## Task to carry out
Identify, in the records below, every line where the string "with" appears, and copy each such line.

=======

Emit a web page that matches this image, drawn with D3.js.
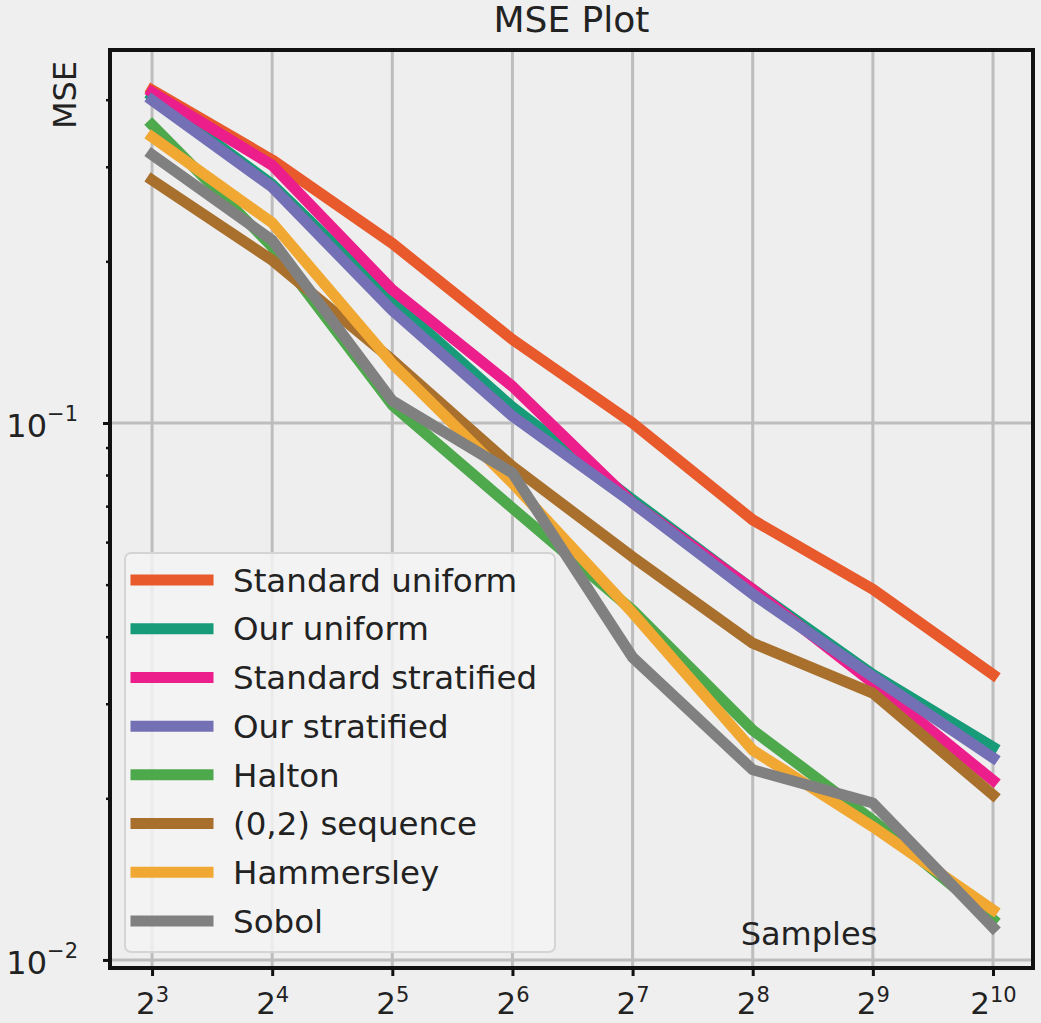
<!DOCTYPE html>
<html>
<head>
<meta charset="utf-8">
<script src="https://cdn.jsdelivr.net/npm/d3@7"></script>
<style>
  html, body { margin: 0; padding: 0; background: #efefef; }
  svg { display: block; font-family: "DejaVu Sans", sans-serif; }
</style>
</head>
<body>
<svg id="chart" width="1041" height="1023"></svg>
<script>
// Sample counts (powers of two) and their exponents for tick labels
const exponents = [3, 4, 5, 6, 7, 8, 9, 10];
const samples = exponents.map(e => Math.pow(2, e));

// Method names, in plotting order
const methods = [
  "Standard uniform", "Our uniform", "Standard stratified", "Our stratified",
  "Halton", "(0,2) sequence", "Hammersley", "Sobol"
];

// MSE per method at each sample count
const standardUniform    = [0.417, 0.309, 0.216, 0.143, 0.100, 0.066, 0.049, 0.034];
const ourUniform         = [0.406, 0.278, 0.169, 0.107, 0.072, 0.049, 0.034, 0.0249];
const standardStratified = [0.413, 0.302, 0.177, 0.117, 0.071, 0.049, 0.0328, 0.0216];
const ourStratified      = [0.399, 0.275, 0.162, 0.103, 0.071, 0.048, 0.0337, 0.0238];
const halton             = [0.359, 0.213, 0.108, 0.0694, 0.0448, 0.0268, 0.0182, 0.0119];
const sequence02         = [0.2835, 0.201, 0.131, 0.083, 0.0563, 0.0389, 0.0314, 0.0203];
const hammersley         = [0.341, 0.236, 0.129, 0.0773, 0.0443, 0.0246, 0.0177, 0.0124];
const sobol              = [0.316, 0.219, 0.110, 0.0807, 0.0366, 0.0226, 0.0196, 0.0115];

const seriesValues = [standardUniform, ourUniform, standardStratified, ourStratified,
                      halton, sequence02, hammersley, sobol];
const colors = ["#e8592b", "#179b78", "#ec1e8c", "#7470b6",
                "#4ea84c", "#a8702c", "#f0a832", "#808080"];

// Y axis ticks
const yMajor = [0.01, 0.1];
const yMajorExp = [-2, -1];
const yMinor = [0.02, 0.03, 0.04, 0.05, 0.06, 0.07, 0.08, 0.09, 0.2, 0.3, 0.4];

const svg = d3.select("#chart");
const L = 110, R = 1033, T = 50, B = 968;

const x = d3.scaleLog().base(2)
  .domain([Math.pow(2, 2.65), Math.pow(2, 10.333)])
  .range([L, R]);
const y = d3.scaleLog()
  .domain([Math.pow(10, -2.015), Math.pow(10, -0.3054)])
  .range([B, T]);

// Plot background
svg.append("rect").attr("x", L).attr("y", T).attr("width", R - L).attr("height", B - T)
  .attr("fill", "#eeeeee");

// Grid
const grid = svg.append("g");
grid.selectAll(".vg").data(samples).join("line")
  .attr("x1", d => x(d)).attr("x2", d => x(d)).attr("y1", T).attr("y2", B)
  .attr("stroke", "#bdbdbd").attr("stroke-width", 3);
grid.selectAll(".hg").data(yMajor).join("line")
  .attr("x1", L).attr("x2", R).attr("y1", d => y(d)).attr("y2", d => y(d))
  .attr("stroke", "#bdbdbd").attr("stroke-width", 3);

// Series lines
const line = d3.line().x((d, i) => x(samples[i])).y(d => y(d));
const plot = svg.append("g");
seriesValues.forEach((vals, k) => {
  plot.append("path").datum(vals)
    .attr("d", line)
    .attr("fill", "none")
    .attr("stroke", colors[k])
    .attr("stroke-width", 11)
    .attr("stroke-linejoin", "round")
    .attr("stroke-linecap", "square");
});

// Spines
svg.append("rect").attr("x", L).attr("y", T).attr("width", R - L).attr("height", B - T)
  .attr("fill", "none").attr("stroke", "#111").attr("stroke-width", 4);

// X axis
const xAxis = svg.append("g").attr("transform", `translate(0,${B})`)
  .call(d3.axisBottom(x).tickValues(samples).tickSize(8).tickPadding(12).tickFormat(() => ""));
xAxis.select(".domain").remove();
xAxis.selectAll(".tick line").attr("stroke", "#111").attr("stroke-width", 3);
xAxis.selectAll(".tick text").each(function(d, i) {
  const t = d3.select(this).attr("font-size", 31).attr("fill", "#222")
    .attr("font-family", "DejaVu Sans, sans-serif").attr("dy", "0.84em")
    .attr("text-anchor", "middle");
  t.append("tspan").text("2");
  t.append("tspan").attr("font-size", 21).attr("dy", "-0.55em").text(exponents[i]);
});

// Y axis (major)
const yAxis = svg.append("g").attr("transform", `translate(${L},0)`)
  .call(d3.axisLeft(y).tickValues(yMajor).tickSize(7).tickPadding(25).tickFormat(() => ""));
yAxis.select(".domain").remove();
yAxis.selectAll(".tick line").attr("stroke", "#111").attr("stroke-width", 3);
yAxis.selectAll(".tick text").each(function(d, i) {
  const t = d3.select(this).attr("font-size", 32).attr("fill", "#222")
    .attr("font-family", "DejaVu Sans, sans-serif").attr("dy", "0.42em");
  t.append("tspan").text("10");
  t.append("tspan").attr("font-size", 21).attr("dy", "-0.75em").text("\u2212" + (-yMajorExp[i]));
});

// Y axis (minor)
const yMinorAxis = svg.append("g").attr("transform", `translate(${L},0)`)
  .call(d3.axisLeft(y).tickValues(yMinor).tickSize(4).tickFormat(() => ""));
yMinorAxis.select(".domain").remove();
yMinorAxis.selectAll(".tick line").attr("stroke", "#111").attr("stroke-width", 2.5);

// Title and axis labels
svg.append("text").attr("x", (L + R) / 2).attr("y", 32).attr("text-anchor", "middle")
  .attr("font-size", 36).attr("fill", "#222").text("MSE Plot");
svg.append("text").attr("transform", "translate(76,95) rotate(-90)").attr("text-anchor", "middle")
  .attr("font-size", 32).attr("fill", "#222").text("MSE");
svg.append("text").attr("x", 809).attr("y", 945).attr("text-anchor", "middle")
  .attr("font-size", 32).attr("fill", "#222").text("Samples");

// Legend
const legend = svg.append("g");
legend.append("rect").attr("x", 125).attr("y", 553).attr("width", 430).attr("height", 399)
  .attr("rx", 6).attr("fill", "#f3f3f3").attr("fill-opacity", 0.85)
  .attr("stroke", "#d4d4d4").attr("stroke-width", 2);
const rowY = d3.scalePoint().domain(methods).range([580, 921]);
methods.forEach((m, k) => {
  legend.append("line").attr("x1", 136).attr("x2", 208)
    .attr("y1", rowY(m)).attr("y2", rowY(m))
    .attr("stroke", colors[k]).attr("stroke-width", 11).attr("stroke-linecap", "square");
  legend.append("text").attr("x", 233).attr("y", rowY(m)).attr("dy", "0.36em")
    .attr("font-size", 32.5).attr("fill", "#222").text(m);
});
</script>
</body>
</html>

=======

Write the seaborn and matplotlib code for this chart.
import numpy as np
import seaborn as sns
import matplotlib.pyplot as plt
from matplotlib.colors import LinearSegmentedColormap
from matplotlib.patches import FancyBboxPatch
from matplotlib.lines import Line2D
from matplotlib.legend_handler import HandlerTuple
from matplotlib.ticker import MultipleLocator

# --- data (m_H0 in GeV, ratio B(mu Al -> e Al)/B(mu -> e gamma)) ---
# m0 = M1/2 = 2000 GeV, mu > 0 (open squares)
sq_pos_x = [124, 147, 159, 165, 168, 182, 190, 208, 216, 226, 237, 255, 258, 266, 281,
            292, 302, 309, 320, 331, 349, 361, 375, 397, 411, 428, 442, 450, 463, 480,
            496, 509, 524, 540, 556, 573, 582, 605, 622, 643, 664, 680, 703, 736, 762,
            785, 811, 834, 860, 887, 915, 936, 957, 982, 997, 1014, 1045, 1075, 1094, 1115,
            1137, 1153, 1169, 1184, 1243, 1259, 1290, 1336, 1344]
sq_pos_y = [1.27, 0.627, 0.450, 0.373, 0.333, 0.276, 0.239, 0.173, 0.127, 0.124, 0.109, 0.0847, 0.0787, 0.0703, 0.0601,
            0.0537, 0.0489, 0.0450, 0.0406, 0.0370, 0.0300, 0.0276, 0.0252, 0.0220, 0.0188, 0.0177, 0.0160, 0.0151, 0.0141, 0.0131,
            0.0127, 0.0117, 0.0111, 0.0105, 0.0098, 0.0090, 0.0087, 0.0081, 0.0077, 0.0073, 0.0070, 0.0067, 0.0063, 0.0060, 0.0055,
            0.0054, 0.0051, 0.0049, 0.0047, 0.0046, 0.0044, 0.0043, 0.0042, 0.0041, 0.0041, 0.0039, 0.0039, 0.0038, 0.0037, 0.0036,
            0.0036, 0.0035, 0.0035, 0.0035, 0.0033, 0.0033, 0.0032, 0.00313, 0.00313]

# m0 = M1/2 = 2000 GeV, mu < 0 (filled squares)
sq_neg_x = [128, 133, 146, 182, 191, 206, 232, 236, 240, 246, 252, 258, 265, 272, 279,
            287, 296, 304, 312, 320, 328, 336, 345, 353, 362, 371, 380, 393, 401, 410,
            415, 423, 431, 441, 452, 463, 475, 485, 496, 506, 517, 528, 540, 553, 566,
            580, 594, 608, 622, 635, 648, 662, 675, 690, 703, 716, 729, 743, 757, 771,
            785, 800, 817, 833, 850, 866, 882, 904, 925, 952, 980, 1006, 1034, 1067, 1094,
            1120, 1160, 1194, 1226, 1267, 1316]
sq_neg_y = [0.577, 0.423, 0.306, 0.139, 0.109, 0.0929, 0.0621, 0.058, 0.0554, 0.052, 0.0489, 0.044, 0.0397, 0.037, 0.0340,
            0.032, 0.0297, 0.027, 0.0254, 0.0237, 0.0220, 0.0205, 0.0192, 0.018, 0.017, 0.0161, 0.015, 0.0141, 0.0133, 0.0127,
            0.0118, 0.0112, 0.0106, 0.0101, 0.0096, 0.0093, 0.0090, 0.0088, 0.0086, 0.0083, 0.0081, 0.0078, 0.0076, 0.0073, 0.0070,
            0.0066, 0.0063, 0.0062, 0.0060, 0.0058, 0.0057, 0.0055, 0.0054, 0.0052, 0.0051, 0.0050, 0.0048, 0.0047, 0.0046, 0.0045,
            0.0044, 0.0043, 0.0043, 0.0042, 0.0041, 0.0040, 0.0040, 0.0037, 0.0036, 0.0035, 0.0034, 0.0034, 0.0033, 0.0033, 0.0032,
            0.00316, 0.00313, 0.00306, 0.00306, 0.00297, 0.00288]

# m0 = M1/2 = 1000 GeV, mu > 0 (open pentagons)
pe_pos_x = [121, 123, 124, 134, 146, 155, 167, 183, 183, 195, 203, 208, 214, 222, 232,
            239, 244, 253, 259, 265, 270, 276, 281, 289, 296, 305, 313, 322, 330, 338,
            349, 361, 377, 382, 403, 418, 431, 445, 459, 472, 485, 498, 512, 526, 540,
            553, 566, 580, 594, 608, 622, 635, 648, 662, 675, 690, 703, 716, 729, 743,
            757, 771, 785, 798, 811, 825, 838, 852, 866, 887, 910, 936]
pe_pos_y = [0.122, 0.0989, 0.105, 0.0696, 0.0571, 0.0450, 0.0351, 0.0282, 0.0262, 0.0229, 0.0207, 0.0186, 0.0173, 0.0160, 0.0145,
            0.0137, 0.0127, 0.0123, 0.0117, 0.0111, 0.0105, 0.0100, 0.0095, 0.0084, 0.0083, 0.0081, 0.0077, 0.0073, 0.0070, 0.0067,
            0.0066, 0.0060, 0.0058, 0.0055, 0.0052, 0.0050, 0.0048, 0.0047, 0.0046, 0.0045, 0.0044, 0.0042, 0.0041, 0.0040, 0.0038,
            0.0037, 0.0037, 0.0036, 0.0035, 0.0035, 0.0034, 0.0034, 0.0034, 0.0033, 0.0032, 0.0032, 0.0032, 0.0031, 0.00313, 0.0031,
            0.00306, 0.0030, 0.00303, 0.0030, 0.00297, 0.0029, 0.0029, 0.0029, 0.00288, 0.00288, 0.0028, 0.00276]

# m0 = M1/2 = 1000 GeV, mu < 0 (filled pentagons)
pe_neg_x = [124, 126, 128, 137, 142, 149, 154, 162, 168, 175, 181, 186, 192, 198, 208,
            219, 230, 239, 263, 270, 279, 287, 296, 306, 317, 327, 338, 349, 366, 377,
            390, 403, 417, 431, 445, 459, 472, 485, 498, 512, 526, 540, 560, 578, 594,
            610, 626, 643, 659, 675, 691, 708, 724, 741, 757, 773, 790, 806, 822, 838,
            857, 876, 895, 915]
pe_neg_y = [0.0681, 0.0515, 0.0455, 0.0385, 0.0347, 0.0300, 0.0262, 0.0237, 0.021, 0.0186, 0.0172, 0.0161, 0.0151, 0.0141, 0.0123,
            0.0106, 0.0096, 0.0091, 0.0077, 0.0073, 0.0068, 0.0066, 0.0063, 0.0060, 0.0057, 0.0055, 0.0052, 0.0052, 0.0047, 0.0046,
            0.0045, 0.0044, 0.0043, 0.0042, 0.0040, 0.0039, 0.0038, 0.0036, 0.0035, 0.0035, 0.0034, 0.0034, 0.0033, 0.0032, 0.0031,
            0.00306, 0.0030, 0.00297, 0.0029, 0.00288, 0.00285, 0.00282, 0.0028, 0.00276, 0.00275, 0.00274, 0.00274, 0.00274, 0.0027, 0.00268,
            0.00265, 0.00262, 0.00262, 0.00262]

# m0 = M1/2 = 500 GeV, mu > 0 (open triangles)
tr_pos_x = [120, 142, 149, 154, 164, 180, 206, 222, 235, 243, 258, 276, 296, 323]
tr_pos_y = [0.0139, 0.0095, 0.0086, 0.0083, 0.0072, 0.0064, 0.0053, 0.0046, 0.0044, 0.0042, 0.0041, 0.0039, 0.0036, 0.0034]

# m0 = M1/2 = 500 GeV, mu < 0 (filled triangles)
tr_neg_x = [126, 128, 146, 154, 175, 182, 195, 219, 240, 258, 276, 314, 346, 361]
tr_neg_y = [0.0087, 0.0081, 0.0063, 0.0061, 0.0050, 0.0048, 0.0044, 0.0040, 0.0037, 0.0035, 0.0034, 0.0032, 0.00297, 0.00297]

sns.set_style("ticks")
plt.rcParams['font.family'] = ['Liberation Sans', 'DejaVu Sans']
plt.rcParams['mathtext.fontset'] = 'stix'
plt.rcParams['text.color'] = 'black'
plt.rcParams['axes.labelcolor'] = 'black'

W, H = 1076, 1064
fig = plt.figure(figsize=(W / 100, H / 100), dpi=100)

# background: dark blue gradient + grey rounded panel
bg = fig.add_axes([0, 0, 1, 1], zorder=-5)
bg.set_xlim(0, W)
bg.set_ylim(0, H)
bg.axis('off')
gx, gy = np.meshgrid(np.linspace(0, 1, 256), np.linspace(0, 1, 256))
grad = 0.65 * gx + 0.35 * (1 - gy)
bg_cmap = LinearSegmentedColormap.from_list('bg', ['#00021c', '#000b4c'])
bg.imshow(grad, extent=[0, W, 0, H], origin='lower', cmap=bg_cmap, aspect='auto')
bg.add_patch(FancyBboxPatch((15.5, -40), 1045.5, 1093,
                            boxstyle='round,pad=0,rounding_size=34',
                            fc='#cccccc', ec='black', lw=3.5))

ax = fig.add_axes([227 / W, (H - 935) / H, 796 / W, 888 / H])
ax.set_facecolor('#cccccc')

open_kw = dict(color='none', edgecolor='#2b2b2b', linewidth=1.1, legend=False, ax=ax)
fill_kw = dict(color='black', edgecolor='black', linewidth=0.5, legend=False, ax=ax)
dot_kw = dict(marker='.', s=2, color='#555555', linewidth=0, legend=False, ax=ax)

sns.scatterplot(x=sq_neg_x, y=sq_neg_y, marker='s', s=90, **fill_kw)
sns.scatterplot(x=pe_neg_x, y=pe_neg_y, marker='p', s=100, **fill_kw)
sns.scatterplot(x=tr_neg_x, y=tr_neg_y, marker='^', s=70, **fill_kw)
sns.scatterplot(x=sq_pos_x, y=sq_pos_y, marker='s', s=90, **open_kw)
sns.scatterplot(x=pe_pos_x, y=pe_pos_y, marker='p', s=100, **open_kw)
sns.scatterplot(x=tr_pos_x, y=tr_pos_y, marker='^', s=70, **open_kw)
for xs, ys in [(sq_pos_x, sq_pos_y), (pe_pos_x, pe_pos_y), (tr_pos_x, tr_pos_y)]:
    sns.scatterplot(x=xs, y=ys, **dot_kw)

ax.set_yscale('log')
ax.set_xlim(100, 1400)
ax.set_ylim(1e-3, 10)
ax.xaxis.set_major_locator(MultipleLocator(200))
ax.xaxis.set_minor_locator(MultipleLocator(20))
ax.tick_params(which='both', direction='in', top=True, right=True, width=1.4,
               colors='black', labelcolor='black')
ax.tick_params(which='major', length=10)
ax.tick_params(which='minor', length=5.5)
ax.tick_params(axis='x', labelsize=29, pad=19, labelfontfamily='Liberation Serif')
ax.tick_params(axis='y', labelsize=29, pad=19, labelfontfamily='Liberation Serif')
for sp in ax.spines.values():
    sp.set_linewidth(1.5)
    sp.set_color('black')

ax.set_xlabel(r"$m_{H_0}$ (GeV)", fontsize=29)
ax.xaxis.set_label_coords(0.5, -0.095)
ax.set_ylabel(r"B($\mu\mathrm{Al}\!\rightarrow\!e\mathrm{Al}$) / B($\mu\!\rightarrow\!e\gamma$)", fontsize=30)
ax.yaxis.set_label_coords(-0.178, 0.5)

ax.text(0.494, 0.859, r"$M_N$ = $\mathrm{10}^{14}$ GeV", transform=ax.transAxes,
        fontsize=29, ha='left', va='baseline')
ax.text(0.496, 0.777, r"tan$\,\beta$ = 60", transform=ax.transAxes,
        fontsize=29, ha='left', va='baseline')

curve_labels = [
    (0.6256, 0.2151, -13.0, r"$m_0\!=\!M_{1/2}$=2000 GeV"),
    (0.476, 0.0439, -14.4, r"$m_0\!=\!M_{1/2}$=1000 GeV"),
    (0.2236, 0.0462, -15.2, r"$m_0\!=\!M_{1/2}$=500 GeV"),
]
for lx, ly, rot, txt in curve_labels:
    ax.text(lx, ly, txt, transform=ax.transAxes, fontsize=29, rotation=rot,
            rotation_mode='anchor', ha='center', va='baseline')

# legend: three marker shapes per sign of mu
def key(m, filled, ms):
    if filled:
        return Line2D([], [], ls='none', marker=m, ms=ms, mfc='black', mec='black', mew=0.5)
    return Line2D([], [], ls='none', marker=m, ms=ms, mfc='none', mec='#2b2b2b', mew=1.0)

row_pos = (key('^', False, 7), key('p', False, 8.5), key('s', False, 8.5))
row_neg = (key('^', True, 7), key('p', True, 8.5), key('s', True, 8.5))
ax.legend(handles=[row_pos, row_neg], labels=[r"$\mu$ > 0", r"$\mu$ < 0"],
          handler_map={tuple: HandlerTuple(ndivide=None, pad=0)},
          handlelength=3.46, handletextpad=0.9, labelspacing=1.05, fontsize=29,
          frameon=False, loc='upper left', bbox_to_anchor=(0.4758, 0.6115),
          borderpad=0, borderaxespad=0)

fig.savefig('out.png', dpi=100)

=======

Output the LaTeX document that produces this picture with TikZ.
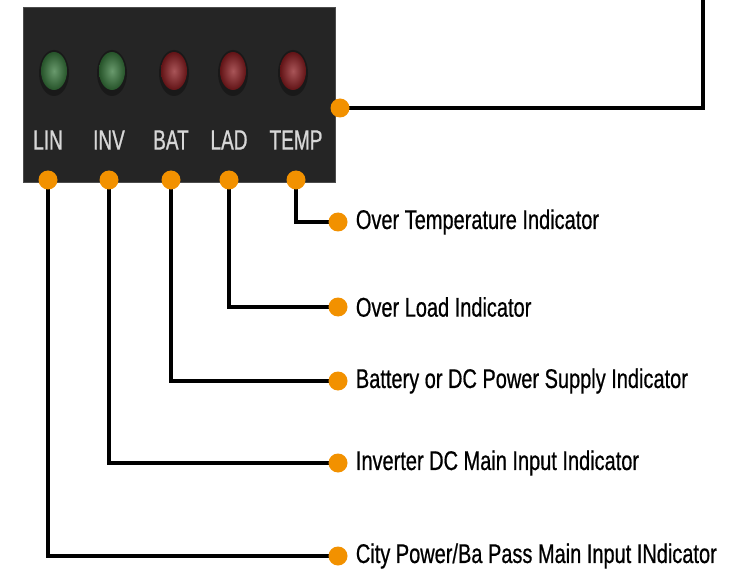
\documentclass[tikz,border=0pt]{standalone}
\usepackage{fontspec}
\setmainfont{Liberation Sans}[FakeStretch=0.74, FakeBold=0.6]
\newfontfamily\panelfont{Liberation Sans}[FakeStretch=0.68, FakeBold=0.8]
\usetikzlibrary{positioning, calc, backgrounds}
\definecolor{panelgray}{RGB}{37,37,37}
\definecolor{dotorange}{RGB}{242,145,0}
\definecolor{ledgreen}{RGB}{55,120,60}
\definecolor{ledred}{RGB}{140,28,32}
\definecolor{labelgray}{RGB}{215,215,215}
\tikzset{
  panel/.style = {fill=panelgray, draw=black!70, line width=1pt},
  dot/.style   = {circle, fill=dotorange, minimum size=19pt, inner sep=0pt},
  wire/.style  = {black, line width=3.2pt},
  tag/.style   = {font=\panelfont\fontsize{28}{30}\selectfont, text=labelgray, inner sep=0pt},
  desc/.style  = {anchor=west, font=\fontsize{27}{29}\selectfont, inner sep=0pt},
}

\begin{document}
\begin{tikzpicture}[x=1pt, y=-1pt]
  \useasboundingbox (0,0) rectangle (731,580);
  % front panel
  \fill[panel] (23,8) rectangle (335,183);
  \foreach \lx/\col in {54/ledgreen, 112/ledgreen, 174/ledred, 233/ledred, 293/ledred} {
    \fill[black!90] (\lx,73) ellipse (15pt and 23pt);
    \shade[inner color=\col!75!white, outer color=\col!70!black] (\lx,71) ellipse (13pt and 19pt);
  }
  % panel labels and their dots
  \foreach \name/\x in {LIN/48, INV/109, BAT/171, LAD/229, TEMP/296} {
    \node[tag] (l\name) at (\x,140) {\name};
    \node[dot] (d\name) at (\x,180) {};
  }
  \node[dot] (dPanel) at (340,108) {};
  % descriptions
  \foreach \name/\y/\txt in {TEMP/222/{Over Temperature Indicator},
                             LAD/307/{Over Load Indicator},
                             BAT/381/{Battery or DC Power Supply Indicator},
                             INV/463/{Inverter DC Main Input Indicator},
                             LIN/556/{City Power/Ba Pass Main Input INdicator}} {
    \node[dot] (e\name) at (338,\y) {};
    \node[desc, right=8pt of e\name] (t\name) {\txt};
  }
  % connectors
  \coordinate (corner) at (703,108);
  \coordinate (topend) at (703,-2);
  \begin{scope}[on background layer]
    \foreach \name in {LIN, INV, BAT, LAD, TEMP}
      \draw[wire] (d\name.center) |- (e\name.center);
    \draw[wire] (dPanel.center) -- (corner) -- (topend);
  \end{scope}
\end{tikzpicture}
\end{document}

=======

## Task result
Emit a web page that matches this image, drawn with D3.js.
Output the LaTeX document that produces this picture with TikZ.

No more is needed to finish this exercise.